Not so with PPC, as you can immediately start generating income from something as simple as a click on a link, with no purchase required. It also opens up all sorts of areas for affiliate sites, as you simply have to write about a topic that people search on (and that advertisers and merchants bid on, on the Adwords side of things) in order to potentially make money. Suddenly sites about pet rats or the Civil War could be profitable, even if there are no merchants out there with affiliate programs to hawk products for. Create the site, add some Adsense links, and presto, you can make some money from people clicking on the Google ads on your pages.

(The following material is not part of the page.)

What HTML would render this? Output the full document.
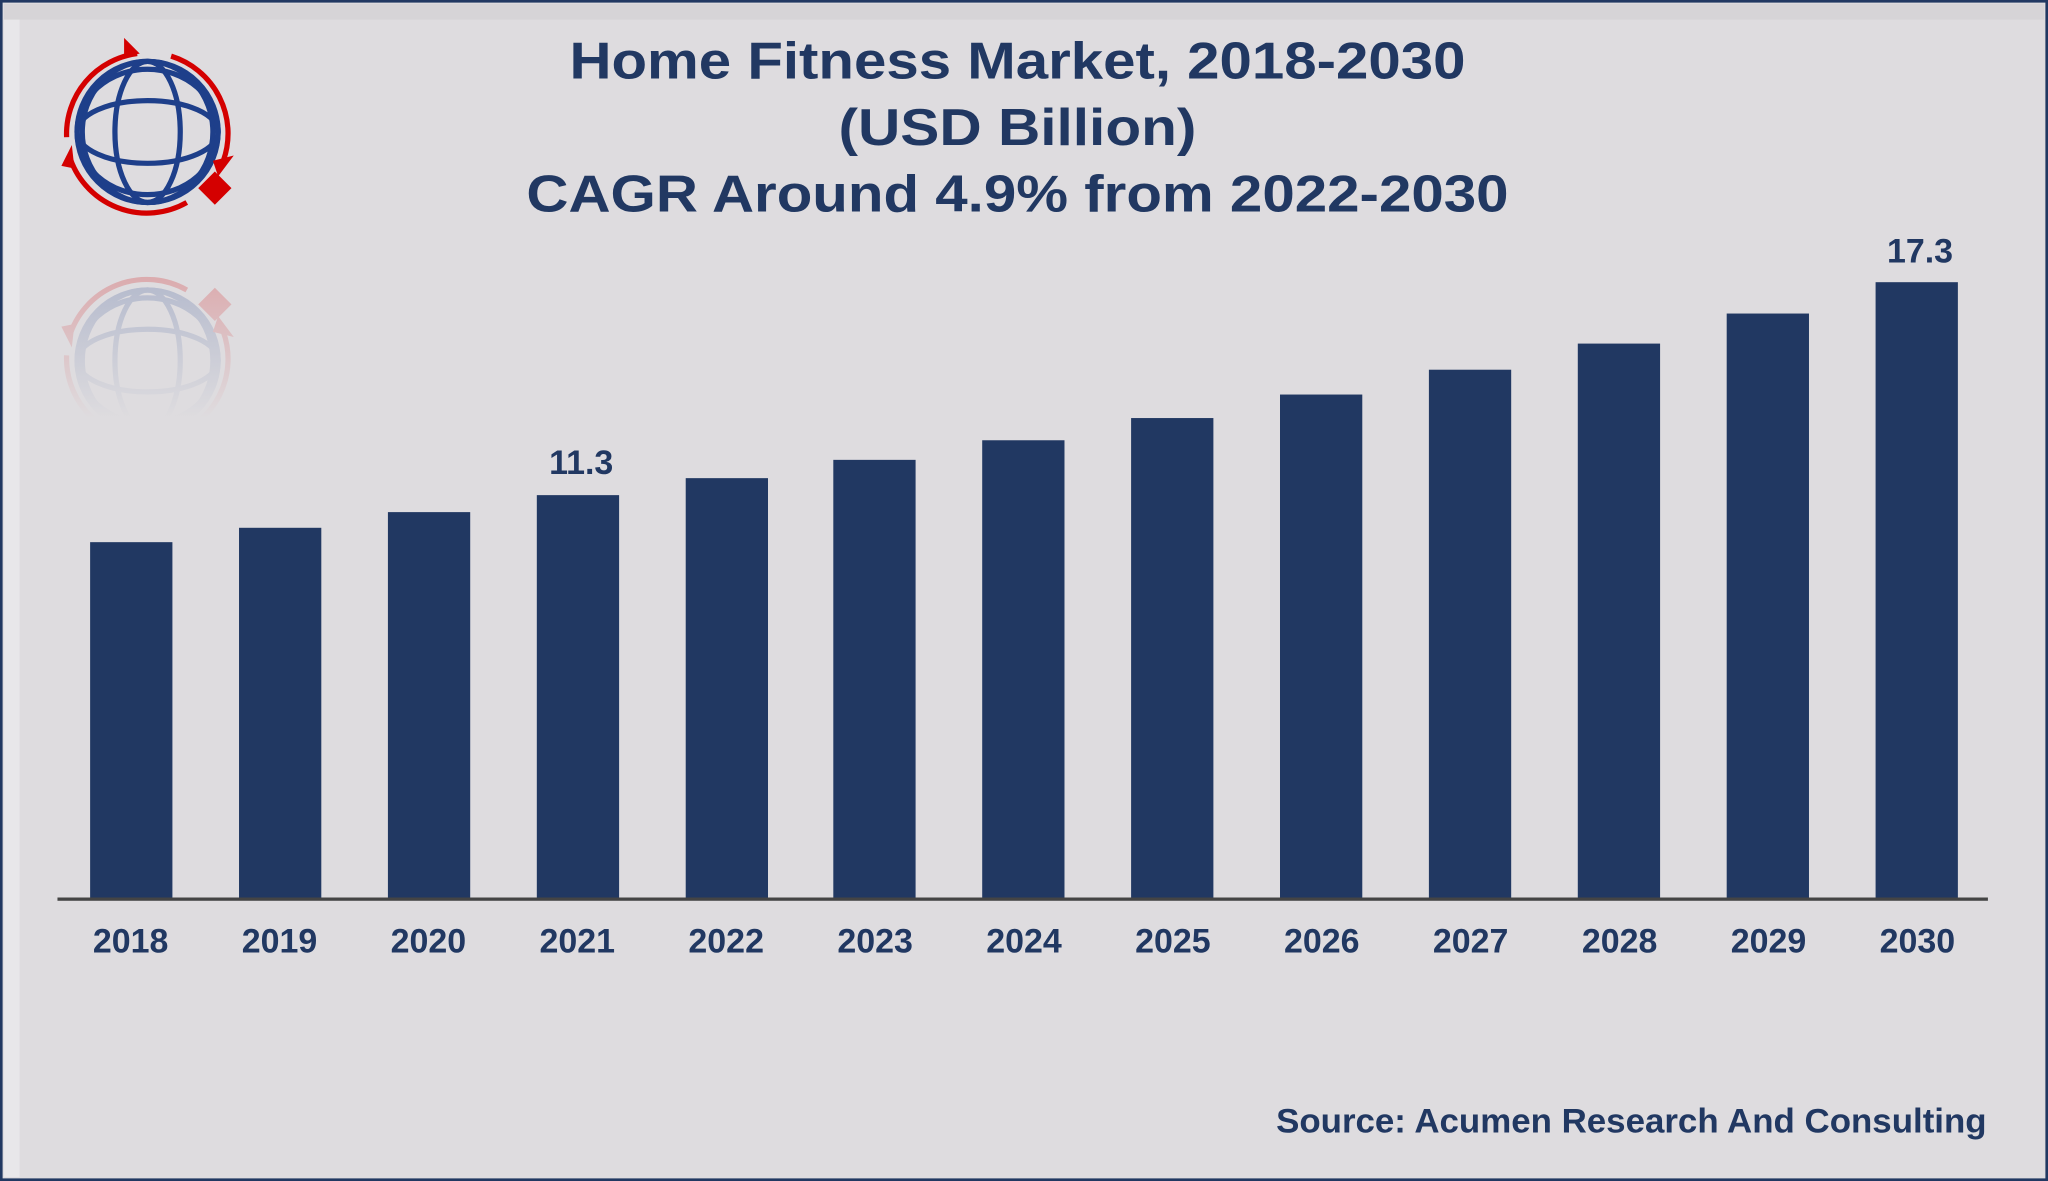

One thing to be aware of, though, is the potential trade-off of PPC versus traditional affiliate programs. If your site is about home theater systems, you have to be careful that you don’t go with PPC and unintentionally cost yourself tons of money. With a traditional program, you get paid a set commission based on what people you refer buy. For a lot of retailers, it’s typically something like 2-6% commission. Some programs pay you that for the life of the customer, some don’t, the details vary from program to program. What you need to be aware of, though, is that if your affiliate site is geared towards relatively high-ticket items, you probably want to avoid PPC, even though it’ll give you a more immediate return, as far as making money. While it’d be great to make $20/month from Google Adsense clicks, it doesn’t take too many surfers going on to spend lots of money with the retailer to cost you money, as you might otherwise be receiving 5% commission on their purchases for life.

Your monthly earnings are steadier in PPC programs and much more dependable (as they’re really just a function of your overall traffic), but they also don’t have the potential upside that traditional programs do, if you land a few whales that go on to spend tons of money.